Introduction to Contemporary Social Theory

Study contemporary theories of the social world.

The strategies and intervention in the field of education arise and rest partially on theories of the social world. How we see the world and act in it is shaped through our concepts, interpretive schemes and narratives of others and ourselves. Social theory gives us a repertoire for thinking of all these possibilities and is indispensable in the intellectual apparatus of the policy-maker, activist, researcher and practitioner in education. 

In this course, we study contemporary theories of the social world. You will have encountered many of these across your courses, but here, we use theories to create building blocks through which to make sense of and strategize for social change. We start with Western Marxism and critical theory and study the industrial world, in which we encounter concepts of freedom, welfarism and liberal capitalism. We understand how totalitarianism emerges and address key concepts such as domination and hegemony. We will use relational linguistics, structuralism and post-structuralism to understand social relationships and culture. 

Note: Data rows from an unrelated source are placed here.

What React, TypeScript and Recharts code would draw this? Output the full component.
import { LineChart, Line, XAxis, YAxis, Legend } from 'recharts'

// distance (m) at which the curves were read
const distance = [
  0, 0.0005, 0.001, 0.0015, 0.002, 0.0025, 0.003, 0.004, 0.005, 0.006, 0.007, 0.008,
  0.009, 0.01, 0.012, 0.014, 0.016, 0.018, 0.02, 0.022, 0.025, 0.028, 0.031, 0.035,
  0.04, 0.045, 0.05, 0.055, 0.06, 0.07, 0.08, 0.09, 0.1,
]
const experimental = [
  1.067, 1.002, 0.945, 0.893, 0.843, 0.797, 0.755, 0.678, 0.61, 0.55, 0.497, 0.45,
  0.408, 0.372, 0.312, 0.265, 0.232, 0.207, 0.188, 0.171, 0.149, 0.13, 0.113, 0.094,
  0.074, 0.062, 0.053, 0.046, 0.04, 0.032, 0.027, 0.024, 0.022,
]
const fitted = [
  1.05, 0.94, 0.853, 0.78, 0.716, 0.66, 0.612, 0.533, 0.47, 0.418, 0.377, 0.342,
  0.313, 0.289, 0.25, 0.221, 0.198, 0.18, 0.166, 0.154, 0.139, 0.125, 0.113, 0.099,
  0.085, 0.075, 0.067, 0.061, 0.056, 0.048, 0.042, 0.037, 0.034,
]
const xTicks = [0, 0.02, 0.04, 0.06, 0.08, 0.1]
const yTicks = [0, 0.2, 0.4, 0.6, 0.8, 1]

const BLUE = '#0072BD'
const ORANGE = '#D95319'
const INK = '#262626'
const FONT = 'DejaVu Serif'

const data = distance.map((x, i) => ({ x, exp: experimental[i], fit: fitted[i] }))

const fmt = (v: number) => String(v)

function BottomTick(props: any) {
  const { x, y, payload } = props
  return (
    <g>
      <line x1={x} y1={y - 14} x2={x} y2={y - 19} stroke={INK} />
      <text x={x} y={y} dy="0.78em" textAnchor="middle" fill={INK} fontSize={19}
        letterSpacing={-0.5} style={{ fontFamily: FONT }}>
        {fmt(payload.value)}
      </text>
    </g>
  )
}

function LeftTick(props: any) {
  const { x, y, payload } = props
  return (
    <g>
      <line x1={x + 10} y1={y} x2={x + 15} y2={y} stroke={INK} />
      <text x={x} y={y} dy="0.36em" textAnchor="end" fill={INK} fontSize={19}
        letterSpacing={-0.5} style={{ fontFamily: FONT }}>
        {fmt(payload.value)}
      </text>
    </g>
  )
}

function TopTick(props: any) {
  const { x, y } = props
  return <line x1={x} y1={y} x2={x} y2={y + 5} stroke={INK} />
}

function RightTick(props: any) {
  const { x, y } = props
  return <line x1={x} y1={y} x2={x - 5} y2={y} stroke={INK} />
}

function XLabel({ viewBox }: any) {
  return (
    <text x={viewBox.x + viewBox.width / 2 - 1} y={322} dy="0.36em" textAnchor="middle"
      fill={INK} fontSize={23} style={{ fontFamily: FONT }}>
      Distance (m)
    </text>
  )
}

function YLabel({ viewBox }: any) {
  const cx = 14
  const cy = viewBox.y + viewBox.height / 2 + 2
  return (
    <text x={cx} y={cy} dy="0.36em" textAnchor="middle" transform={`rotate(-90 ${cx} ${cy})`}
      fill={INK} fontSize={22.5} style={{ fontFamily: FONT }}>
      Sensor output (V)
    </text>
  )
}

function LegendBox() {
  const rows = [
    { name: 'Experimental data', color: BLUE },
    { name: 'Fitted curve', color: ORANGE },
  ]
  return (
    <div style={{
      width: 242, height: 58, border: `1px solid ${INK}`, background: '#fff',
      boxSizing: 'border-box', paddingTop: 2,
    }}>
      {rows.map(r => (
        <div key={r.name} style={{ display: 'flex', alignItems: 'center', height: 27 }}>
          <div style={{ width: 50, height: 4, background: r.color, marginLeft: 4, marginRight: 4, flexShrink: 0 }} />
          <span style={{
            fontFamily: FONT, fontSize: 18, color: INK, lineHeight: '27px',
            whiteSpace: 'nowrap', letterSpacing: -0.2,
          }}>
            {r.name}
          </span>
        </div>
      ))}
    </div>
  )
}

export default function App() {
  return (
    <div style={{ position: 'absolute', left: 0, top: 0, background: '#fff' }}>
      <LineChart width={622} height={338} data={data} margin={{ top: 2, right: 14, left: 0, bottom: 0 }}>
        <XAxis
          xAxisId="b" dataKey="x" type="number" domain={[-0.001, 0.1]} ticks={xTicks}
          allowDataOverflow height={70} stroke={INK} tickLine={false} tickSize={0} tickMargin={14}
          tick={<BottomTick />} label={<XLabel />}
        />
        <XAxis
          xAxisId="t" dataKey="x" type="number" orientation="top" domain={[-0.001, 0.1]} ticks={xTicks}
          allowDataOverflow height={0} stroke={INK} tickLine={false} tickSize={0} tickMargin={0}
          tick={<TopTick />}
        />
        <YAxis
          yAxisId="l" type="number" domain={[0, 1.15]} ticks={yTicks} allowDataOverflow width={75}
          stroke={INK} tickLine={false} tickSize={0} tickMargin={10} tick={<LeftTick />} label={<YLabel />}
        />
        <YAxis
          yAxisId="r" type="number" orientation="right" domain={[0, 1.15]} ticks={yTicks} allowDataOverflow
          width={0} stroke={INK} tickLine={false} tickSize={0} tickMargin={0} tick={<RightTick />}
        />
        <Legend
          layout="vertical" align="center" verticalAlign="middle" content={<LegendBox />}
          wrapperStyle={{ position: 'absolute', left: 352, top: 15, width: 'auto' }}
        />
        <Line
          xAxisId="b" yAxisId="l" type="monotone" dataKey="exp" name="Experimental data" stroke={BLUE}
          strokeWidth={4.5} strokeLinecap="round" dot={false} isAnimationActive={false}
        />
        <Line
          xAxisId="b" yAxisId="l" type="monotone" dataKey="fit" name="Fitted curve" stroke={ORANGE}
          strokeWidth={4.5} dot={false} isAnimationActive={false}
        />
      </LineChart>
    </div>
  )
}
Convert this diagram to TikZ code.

Postcolonial studies will help us create a cultural critique of power and domination, necessary from a location like ours in India. Symbolic interactionism and ethnomethodology allow us to see the codes and construction of everyday life and tacit cultures. We arrive at feminist theories to break down how social interactions are shaped by various intersectional axes of gender, caste, class and race. 

Finally, we dip into modernism and the Enlightenment and how they have shaped cultural and social trends around the world, with globalisation as a new form of interconnecting social processes which have far ranging consequences on the policies and interventions we may wish to make. 

Through lectures, discussions and presentations, you will bring to this course a capacity to analyse and compare core readings in social theory.